The last time I lived in West Virginia, officially, was in 2003.

Gov. Bob Wise was in the midst of a controversy surrounding an affair that would derail his administration. Many from the state, my age and younger, were leaving to fight the war in Afghanistan and Iraq. Many, as well, were leaving the state believing they could never find what they were looking for at home.

I was one of them. In 2003, I was a regional writer for The Clarksburg Exponent-Telegram. I was miserable and I thought it was because of my salary, my displeasure with the news side of the journalism world after being a sports writer, or even not being near the lights of a big city. It would take time to realize what was making me unhappy was my own personal life.

In search of happiness, and greener pastures, I took a flyer on a job in another town, in another state, but believing it would solve all my problems.

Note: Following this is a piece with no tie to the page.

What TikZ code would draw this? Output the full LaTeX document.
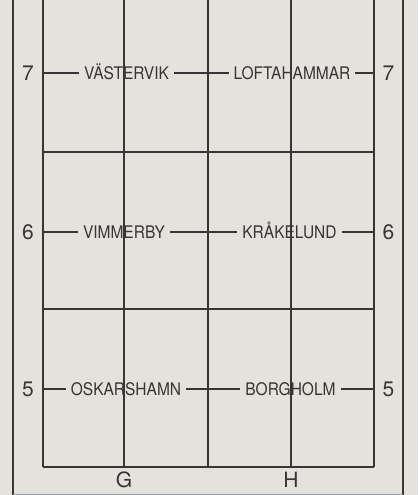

I moved from one newsroom to another by picking up my notepad and moving to The Shelby Star in Shelby, N.C.

That was the summer of 2003. When I left, I swore I would never return to West Virginia other than to visit family and to watch my beloved Mountaineers.

For 16 years, though, I did just that. I stayed away other than family visits, funerals, and the occasional West Virginia game (though, I haven’t been to Mountaineer Field since the UConn game in 2007). Even though my address was different, I have long recognized that I never really left. I have always kept at least one foot in the Mountain State. I can name off state issues in West Virginia quicker than I can those facing Kentucky. I can get more frustrated with the lack of progress in Beckley, W.Va., than I do Paducah.

It has always been home. In a few weeks, I will be returning home. I’m going back to the Mountain State with a sense of excitement. I’m going home, also, with a deeper appreciation for the home state that came as a result of leaving for a period of time. This is the place I want to be with my family.

That doesn’t stop me, though, from having doubts about whether I can serve God well in West Virginia. No pastor is without their fair share of doubts or concerns about whether they are effective in the task God has called them to undertake. These doubts have escalated as I prepare to say goodbye to one congregation and begin to start with another.

A lot of my doubts and fear center around this phrase of Scripture: “no prophet is accepted in their own hometown.” (Luke 4:24) While Huntington is not my hometown, anyone from West Virginia will tell you the entire state is home.

A recent clip from Steve Harvey’s talk show is a perfect example of this. The clip is from a segment on his talk show where he interacts with two people on the street. They are from Beckley, W.Va. Immediately upon hearing this, Harvey reacts like anyone else from West Virginia when they see the Flying WV or green and white of Marshall University outside of the state. He begins to smile and beam with an excitement before shouting, “Beckley, West Virginia, baby! Let’s keep it alive! I like that!” Harvey is a native of West Virginia having been born near Welch, which is approximately 75 minutes from Beckley.

It doesn’t matter. The entire state is your hometown. For the record, I have been known to share the same sense of excitement when I see someone wearing the Flying WV outside of West Virginia. This includes running into people from West Virginia while on a recent trip to the Holy Land.

All that being said, it is hard to be a prophet in your own hometown. Jesus experienced this in Nazareth. There he shared about his messianic purpose to welcome God’s reign to all people. It was not well-received by the community that quickly turned to thinking of Jesus in terms of his connection to the town and not the words he said. Not too long afterwards, the same people who knew Jesus throughout his early life were attempting to get rid of him.

While no pastor is Jesus, there are still the same concerns of being able to speak effectively and prophetically into places where we are deeply familiar. Can a prophet in their hometown truly speak on the injustices that exist? Can a prophet in their hometown express God’s pain at the struggles the people live into? Can a prophet truly point the people of their hometown towards a better way in God’s holy love?

These are things I am wrestling with as the boxes begin to accumulate all around me. They are not, however, questions that will prevent me from leading as God calls me to lead or speak when I believe it is necessary. As we learn with the story of Thomas (John 20:19-29), opportunities to grow in God’s love and our calling to share the love of God with all people come as we push forward through our doubts and questions.

We recognize them. We express them. We embrace them. But, too, we allow them to be spaces where God’s grace works in and us and through us to point us to a deeper sense of God’s love.

A work that is well needed, now, as I prepare to do something I never thought I would do again … go home.